_Raw data_
★ ★ ★ ★
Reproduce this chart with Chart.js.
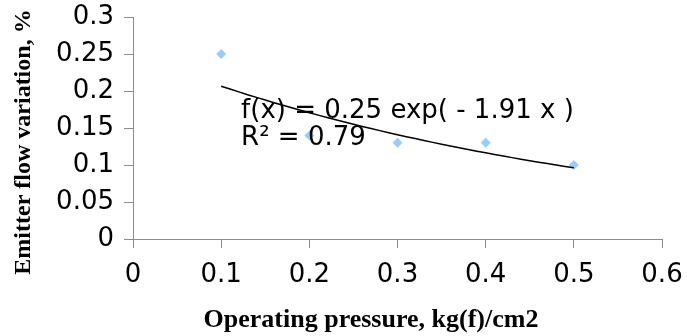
<!DOCTYPE html>
<html>
<head>
<meta charset="utf-8">
<title>Emitter flow variation</title>
<script src="https://cdn.jsdelivr.net/npm/chart.js@4"></script>
<style>
  html, body { margin: 0; padding: 0; background: #fff; }
  #wrap { width: 687px; height: 336px; position: relative; }
</style>
</head>
<body>
<div id="wrap"><canvas id="chart"></canvas></div>
<script>
// measured points
const pressure = [0.1, 0.2, 0.3, 0.4, 0.5]
const flowVariation = [0.25, 0.14, 0.13, 0.13, 0.1]

// exponential trendline f(x) = a * exp(b * x), R² as reported
const fitA = 0.25
const fitB = -1.91
const fitR2 = 0.79
const fitFrom = 0.1
const fitTo = 0.5

const xTitle = "Operating pressure, kg(f)/cm2"
const yTitle = "Emitter flow variation, %"

// trendline sampled along the fitted range
const trendPoints = []
for (let i = 0; i <= 40; i++) {
  const x = fitFrom + (fitTo - fitFrom) * i / 40
  trendPoints.push({ x: x, y: fitA * Math.exp(fitB * x) })
}

const axisGrey = "#8c8c8c"
const tickFont = { family: "DejaVu Sans", size: 26 }

// equation + R² text and both axis titles
const chartText = {
  id: "chartText",
  afterDatasetsDraw(chart) {
    const { ctx, scales, chartArea } = chart
    ctx.save()
    ctx.fillStyle = "#000"
    ctx.font = "26px 'DejaVu Sans'"
    ctx.textAlign = "left"
    ctx.textBaseline = "alphabetic"
    const tx = scales.x.getPixelForValue(0.1226)
    const ty = scales.y.getPixelForValue(0.1637)
    ctx.fillText("f(x) = " + fitA + " exp( - " + Math.abs(fitB) + " x )", tx, ty)
    ctx.fillText("R\u00b2 = " + fitR2, tx, ty + 27)

    // x title sits a bit left of the plot centre
    ctx.font = "bold 26px 'Liberation Serif'"
    ctx.textAlign = "center"
    ctx.fillText(xTitle, chartArea.left + 238, chartArea.bottom + 88)

    ctx.font = "bold 24px 'Liberation Serif'"
    ctx.translate(30, (chartArea.top + chartArea.bottom) / 2 + 14)
    ctx.rotate(-Math.PI / 2)
    ctx.fillText(yTitle, 0, 0)
    ctx.restore()
  },
}

new Chart(document.getElementById("chart").getContext("2d"), {
  type: "scatter",
  data: {
    datasets: [
      {
        label: "Emitter flow variation",
        data: pressure.map((p, i) => ({ x: p, y: flowVariation[i] })),
        pointStyle: "rectRot",
        pointRadius: 5,
        pointBackgroundColor: "#99ccff",
        pointBorderColor: "#99ccff",
        pointBorderWidth: 0,
        showLine: false,
        order: 2,
      },
      {
        type: "line",
        label: "Exponential fit",
        data: trendPoints,
        borderColor: "#000",
        borderWidth: 1.5,
        pointRadius: 0,
        fill: false,
        tension: 0,
        order: 1,
      },
    ],
  },
  options: {
    responsive: true,
    maintainAspectRatio: false,
    animation: false,
    events: [],
    layout: { padding: { top: 17, right: 25, left: 0, bottom: 0 } },
    plugins: {
      legend: { display: false },
      tooltip: { enabled: false },
    },
    scales: {
      x: {
        type: "linear",
        min: 0,
        max: 0.6,
        afterFit: scale => {
          scale.height = 97
          scale.paddingLeft = 0
          scale.paddingRight = 0
        },
        ticks: {
          stepSize: 0.1,
          padding: 12,
          color: "#000",
          font: tickFont,
          callback: v => Number(v.toFixed(2)).toString(),
        },
        grid: {
          drawOnChartArea: false,
          drawTicks: true,
          tickLength: 9,
          tickColor: axisGrey,
        },
        border: { display: true, color: axisGrey, width: 1 },
      },
      y: {
        type: "linear",
        min: 0,
        max: 0.3,
        afterFit: scale => {
          scale.width = 133
          scale.paddingTop = 0
          scale.paddingBottom = 0
        },
        ticks: {
          stepSize: 0.05,
          padding: 10,
          color: "#000",
          font: tickFont,
          callback: v => Number(v.toFixed(2)).toString(),
        },
        grid: {
          drawOnChartArea: false,
          drawTicks: true,
          tickLength: 9,
          tickColor: axisGrey,
        },
        border: { display: true, color: axisGrey, width: 1 },
      },
    },
  },
  plugins: [chartText],
})
</script>
</body>
</html>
★ ★ ★ ★
_Instructions to follow_
Your task is to reproduce all of the material exactly. The pictures stay out.

_Result for this exercise_
Reproduce this chart with Chart.js.
<!DOCTYPE html>
<html>
<head>
<meta charset="utf-8">
<title>Emitter flow variation</title>
<script src="https://cdn.jsdelivr.net/npm/chart.js@4"></script>
<style>
  html, body { margin: 0; padding: 0; background: #fff; }
  #wrap { width: 687px; height: 336px; position: relative; }
</style>
</head>
<body>
<div id="wrap"><canvas id="chart"></canvas></div>
<script>
// measured points
const pressure = [0.1, 0.2, 0.3, 0.4, 0.5]
const flowVariation = [0.25, 0.14, 0.13, 0.13, 0.1]

// exponential trendline f(x) = a * exp(b * x), R² as reported
const fitA = 0.25
const fitB = -1.91
const fitR2 = 0.79
const fitFrom = 0.1
const fitTo = 0.5

const xTitle = "Operating pressure, kg(f)/cm2"
const yTitle = "Emitter flow variation, %"

// trendline sampled along the fitted range
const trendPoints = []
for (let i = 0; i <= 40; i++) {
  const x = fitFrom + (fitTo - fitFrom) * i / 40
  trendPoints.push({ x: x, y: fitA * Math.exp(fitB * x) })
}

const axisGrey = "#8c8c8c"
const tickFont = { family: "DejaVu Sans", size: 26 }

// equation + R² text and both axis titles
const chartText = {
  id: "chartText",
  afterDatasetsDraw(chart) {
    const { ctx, scales, chartArea } = chart
    ctx.save()
    ctx.fillStyle = "#000"
    ctx.font = "26px 'DejaVu Sans'"
    ctx.textAlign = "left"
    ctx.textBaseline = "alphabetic"
    const tx = scales.x.getPixelForValue(0.1226)
    const ty = scales.y.getPixelForValue(0.1637)
    ctx.fillText("f(x) = " + fitA + " exp( - " + Math.abs(fitB) + " x )", tx, ty)
    ctx.fillText("R\u00b2 = " + fitR2, tx, ty + 27)

    // x title sits a bit left of the plot centre
    ctx.font = "bold 26px 'Liberation Serif'"
    ctx.textAlign = "center"
    ctx.fillText(xTitle, chartArea.left + 238, chartArea.bottom + 88)

    ctx.font = "bold 24px 'Liberation Serif'"
    ctx.translate(30, (chartArea.top + chartArea.bottom) / 2 + 14)
    ctx.rotate(-Math.PI / 2)
    ctx.fillText(yTitle, 0, 0)
    ctx.restore()
  },
}

new Chart(document.getElementById("chart").getContext("2d"), {
  type: "scatter",
  data: {
    datasets: [
      {
        label: "Emitter flow variation",
        data: pressure.map((p, i) => ({ x: p, y: flowVariation[i] })),
        pointStyle: "rectRot",
        pointRadius: 5,
        pointBackgroundColor: "#99ccff",
        pointBorderColor: "#99ccff",
        pointBorderWidth: 0,
        showLine: false,
        order: 2,
      },
      {
        type: "line",
        label: "Exponential fit",
        data: trendPoints,
        borderColor: "#000",
        borderWidth: 1.5,
        pointRadius: 0,
        fill: false,
        tension: 0,
        order: 1,
      },
    ],
  },
  options: {
    responsive: true,
    maintainAspectRatio: false,
    animation: false,
    events: [],
    layout: { padding: { top: 17, right: 25, left: 0, bottom: 0 } },
    plugins: {
      legend: { display: false },
      tooltip: { enabled: false },
    },
    scales: {
      x: {
        type: "linear",
        min: 0,
        max: 0.6,
        afterFit: scale => {
          scale.height = 97
          scale.paddingLeft = 0
          scale.paddingRight = 0
        },
        ticks: {
          stepSize: 0.1,
          padding: 12,
          color: "#000",
          font: tickFont,
          callback: v => Number(v.toFixed(2)).toString(),
        },
        grid: {
          drawOnChartArea: false,
          drawTicks: true,
          tickLength: 9,
          tickColor: axisGrey,
        },
        border: { display: true, color: axisGrey, width: 1 },
      },
      y: {
        type: "linear",
        min: 0,
        max: 0.3,
        afterFit: scale => {
          scale.width = 133
          scale.paddingTop = 0
          scale.paddingBottom = 0
        },
        ticks: {
          stepSize: 0.05,
          padding: 10,
          color: "#000",
          font: tickFont,
          callback: v => Number(v.toFixed(2)).toString(),
        },
        grid: {
          drawOnChartArea: false,
          drawTicks: true,
          tickLength: 9,
          tickColor: axisGrey,
        },
        border: { display: true, color: axisGrey, width: 1 },
      },
    },
  },
  plugins: [chartText],
})
</script>
</body>
</html>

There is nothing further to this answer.